Worst: Taking too much advice – women are listeners and it is easy to get distracted.

Advice: Don’t wait around too long to get a perfect solution – go for it.

Virginia:

Advice: You must apply a filter to advice – make your own filter, have confidence.

There is a great deal of obfuscating of information. You need to get transparency plus a belief that you can understand everything in business. I knew nothing about starting a business but you can learn – and you need to put a toe in everything.

 

Our speakers

Pip Jamieson, The Dots

Nothing great was ever achieved without passion, collaboration, tenacity and a lot of hard work. Pip is the Founder of The Dots, best described as ‘LinkedIn for the creative industries’. An entrepreneur with a distinctive marmite laugh (you either love it or you hate it) Pip is a native Brit who has spent the last 13 years immersed in the creative industries, including executive roles at MTV Australia and New Zealand. Named as one of Australia’s top female entrepreneurs, Pip has had an extraordinary start-up journey from quitting her dream job at MTV, sinking her life savings into co-founding her first venture in Australia – which she quickly grew into the leading professional networking platform for creatives in the region – to exit and then launching a further improved offering here in the UK. The Dots launched in the UK late last year and has already attracted the UK’s leading companies who have joined the site to promote their brand, attract clients and hire talent – some of which are BBC, Vice, Spotify, TATE, Net-a-Porter, Facebook, Wolff Olins, Pentagram, Universal Music, Twitter, United Visual Artists, AKQA, Condé Nast, Twitter, V&A, W+K, Guardian and many more. Pip is on a mission to connect 1 million creatives and freelancers to commercial opportunities by 2018, helping build a stronger, more profitable and diverse creative sector. Pip lives on a houseboat with her husband in Kings Cross, London.

 

Virginia Gardiner
CEO and Founder, Loowatt

Virginia is the original inventor of Loowatt toilet system. Prior to starting Loowatt in 2010, she spent seven years working with award-winning product and design companies including Dwell Magazine, and wrote for publications including Metropolis and The New York Times.

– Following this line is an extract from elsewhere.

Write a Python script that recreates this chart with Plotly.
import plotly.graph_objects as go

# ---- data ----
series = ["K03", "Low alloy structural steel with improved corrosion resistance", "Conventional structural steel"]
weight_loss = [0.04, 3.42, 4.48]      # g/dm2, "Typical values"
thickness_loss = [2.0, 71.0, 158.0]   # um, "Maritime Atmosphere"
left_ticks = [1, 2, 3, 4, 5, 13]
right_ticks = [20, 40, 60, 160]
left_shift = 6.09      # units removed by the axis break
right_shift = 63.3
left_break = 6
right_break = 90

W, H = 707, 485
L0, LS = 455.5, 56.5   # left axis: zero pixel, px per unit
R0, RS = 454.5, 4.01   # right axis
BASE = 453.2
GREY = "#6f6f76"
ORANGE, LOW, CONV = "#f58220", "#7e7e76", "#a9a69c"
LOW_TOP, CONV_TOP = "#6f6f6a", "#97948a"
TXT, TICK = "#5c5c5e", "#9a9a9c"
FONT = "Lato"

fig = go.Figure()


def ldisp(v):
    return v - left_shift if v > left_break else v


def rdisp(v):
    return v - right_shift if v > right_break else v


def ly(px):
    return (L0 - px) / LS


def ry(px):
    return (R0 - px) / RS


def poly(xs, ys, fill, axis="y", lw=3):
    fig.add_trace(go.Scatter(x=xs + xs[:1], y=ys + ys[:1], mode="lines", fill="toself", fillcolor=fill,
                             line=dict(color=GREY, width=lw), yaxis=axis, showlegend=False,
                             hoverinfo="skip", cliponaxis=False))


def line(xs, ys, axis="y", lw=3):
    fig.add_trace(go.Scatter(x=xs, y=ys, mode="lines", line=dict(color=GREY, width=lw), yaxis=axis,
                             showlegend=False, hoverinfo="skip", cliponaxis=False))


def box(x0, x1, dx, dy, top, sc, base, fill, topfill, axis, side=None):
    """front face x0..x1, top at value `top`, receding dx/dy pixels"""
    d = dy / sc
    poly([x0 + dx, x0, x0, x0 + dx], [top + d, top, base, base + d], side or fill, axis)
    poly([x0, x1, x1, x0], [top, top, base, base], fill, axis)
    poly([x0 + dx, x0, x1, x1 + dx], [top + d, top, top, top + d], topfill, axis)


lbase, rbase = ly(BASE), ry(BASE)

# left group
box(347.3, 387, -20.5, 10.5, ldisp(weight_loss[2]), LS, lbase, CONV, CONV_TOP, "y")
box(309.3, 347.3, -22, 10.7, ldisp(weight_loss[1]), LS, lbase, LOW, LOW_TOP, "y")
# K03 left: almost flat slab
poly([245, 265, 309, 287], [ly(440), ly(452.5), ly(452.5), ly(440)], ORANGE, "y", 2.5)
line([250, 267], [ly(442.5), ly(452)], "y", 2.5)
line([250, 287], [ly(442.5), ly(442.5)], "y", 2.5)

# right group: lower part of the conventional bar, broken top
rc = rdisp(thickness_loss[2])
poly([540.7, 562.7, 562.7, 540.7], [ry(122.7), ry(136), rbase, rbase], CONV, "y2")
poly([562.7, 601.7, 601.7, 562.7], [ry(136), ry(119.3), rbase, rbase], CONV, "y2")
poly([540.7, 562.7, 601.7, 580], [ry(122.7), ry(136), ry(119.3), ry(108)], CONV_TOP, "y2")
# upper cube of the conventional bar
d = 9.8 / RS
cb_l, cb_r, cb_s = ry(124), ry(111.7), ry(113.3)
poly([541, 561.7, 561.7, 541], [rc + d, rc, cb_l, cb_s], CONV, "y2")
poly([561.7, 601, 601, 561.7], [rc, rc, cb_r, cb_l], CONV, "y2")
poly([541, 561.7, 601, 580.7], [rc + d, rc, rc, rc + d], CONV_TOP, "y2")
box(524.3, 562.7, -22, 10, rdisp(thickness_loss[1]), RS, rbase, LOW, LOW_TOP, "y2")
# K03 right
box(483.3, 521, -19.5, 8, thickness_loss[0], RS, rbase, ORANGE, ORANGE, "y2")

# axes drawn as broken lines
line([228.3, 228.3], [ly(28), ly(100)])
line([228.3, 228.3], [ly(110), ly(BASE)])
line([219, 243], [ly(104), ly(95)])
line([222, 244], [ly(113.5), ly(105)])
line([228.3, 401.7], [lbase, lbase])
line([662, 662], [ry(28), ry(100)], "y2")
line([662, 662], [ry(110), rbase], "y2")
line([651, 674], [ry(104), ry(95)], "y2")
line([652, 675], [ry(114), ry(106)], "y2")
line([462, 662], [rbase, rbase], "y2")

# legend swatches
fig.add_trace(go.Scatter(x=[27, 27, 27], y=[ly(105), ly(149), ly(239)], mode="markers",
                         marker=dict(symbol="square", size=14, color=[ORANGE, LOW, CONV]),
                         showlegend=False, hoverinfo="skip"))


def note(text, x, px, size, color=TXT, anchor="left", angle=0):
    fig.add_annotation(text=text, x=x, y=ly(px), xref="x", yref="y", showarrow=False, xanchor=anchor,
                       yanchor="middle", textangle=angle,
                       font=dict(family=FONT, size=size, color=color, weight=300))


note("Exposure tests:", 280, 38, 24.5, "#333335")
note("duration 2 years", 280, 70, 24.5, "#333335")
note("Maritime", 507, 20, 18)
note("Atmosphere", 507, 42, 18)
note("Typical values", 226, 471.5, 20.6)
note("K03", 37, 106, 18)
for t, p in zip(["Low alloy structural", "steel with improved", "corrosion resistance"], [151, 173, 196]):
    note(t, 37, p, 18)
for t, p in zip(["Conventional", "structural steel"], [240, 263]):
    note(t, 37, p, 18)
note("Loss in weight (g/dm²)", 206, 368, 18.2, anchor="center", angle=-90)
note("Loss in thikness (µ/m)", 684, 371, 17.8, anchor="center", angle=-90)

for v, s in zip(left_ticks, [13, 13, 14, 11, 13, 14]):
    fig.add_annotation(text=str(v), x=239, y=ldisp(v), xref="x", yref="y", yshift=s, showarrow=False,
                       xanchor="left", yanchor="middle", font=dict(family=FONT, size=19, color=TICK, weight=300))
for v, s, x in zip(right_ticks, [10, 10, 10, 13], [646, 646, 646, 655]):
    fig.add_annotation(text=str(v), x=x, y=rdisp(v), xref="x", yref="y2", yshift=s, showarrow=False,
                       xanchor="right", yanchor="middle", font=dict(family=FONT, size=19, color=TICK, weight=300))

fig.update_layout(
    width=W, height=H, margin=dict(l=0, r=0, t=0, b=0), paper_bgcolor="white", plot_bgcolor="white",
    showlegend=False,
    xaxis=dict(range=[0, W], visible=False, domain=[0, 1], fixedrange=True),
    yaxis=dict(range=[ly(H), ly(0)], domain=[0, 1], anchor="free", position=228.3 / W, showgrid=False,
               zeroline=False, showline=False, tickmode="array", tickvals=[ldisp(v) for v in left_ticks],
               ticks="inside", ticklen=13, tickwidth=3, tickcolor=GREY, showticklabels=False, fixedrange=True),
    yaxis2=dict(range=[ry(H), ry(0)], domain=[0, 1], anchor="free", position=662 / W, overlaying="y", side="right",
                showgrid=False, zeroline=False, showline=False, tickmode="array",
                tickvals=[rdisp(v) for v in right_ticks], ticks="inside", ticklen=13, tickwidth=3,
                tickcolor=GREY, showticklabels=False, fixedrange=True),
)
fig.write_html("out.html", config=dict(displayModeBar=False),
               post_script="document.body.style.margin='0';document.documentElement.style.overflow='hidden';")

Virginia holds a joint Masters in Innovation Design Engineering from the Royal College of Arts and Imperial College London and a BA from Stanford University in Comparative Literature.

 

Kerri-Lynn Hauck
Founder, DYRNAN

Kerri-Lynn Hauck is DYRNAN’s founder and visionary. While her early career was spent in venture capital and merchant banking, her love of entrepreneurship led her to work with like-minded investors to buy, build and exit exciting companies. She has previously worked on over a dozen companies with three notable IPOs.

Kerri-Lynn finds scalable opportunities and the right pieces of the puzzle to take businesses to the next stage. With astute timing, she identified cyber risks, the misuse of data and the lack of corporate security as a key opportunity and founded DYRNAN in 2013.

 

Audrey Mandela
Co-Founder, Multimap; Chair, WiTT

Audrey Mandela is chair of Women in Telecoms & Technology (WiTT), a networking group for women in the sector.  She also runs Mandela Associates, which provides market research and consulting services for select clients in the telecom, internet and geographical information sectors.

Audrey was Co-Founder of Multimap, one of the world’s leading online mapping providers, where she acted as the company’s corporate counsel and marketing director, and was a board director. Multimap was sold to Microsoft in December 2007.

Audrey was formerly Senior Vice President, International, for the Yankee Group, one of the industry’s leading IT research firms.  As Senior VP, Audrey was responsible for managing the Yankee Group’s research, consulting and sales activities in Europe, Latin America and Asia.

Audrey is also a member of the steering committee for the Global Board Ready Women initiative; a board director for Wedu, a charity that mentors and supports young women leaders from underserved communities in Southeast Asia; a member of Angel Academe, an angel network that focuses on investments in women-led businesses; and an NED for Clear Returns, an award-winning and innovative SaaS company; its returns intelligence platform enables retail clients to boost profits by reducing the costs and impact of returns.